The Welcome Kit contained a Sirius XM Customer Agreement that set out the terms and conditions of use during the 90–day trial subscription. The Agreement states that:

BY ACCESSING OR USING THE SITE OR THE SERVICE, YOU AGREE TO BE LEGALLY BOUND BY THIS AGREEMENT PLEASE DO NOT USE THE SITE OR THE SERVICE IF YOU DO NOT AGREE WITH THIS AGREEMENT.

IF YOU DO NOT ACCEPT THESE TERMS, PLEASE NOTIFY U.S. IMMEDIATELY AND WE WILL CANCEL YOUR SUBSCRIPTION. IF YOU DO NOT CANCEL YOUR SUBSCRIPTION WITHIN 3 BUSINESS DAYS OF ACTIVATION OF YOUR RECEIVER, IT WILL MEAN THAT YOU AGREE TO THIS AGREEMENT WHICH WILL BE LEGALLY BINDING ON YOU.

The Customer Agreement includes an arbitration provision: “ANY DISPUTE MAY BE RESOLVED BY BINDING ARBITRATION.” By agreeing to arbitration, “YOU ARE HEREBY WAIVING THE RIGHT TO GO TO COURT, INCLUDING THE RIGHT TO A JURY.” The Customer Agreement also provides that all parties waive their “right or authority for any claims to be arbitrated on a class action basis.”

Knutson did not read the Customer Agreement when it arrived in the mail.
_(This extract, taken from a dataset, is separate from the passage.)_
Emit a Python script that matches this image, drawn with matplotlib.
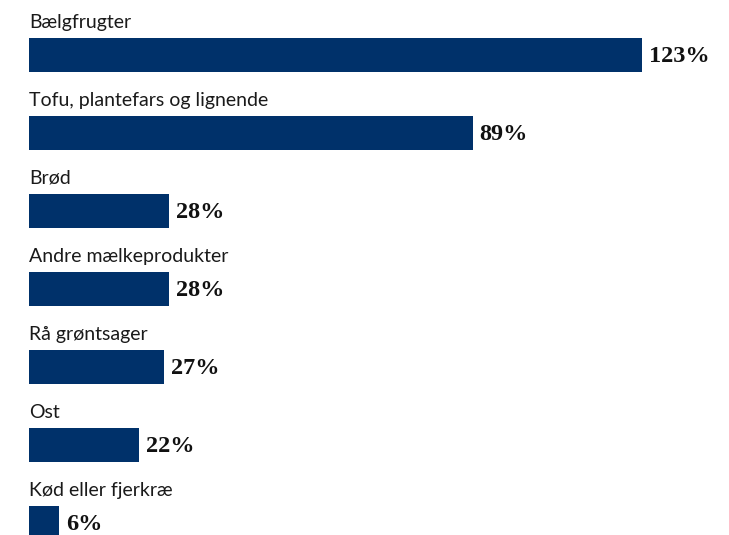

Knutson neither contacted Sirius regarding his subscription, nor asked to end his trial subscription.

During his 90–day trial period, Knutson received three telemarketing calls from Sirius XM. Alleging that these calls were “unauthorized and unsolicited” and in violation of the Telephone Consumer Protection Act, Knutson filed a proposed class action lawsuit against Sirius XM. He seeks to become a representative plaintiff in a nationwide class action asserting violations of the Telephone Consumer Protection Act.

Sirius XM responded to the lawsuit by filing a motion to compel arbitration. According to Sirius XM, the Customer Agreement that was mailed to Knutson is a binding contract between Knutson and Sirius XM. Accordingly, Sirius XM argued that Knutson should be required arbitrate his individual claim and has waived any right to participate as a class representative with respect to any claim against Sirius XM.

The district court agreed with Sirius XM. The court held that there was a binding contract requiring arbitration because the terms of the Customer Agreement are “conspicuous” and the contract is enforceable even though Knutson received the Agreement over one month after the service was activated. The district court granted Sirius XM’s motion to compel arbitration, and dismissed the case. Knutson appealed and the Ninth Circuit has now reversed the district court. Knutson v. Sirius XM Radio Inc., No. 12-56120 (9th Cir. Nov. 10, 2014).

The court of appeals found that Knutson never agreed to contract with Sirius XM—there were was no “mutual assent.” The court of appeals noted that when Knutson purchased his vehicle from Toyota, he did not receive any documents from Sirius XM, and he did not know that he was entering into a contractual relationship with Sirius XM by using the service. Instead, he believed that Sirius XM’s trial subscription was a complimentary service provided for marketing purposes. Knutson did not affirmatively enroll in a subscription service with Sirius XM, did not provide his personal information to Sirius XM, did not in any way indicate that he had read the terms of the Sirius XM Customer Agreement., and did not pay Sirius XM at any point during the trial subscription period.

As far as Knutson was concerned, then, he had not entered into an agreement for service with Sirius XM when he purchased the vehicle. He was, as far as he knew, only in a contractual relationship with Toyota. A reasonable person in Knutson’s position could not be expected to understand that purchasing a vehicle from Toyota would simultaneously bind him or her to any contract with Sirius XM, let alone one that contained an arbitration provision without any notice of such terms.

Knutson v. Sirius XM Radio Inc., No. 12-56120 In short, Knutson could not assent to Sirius XM’s arbitration provision because he did not know that he was entering into a contract with Sirius XM.

Thus, the Ninth Circuit reversed the district court’s ruling that granting the motion to compel arbitration. Instead of arbitration, Knutson’s proposed class action has been remanded to the district court.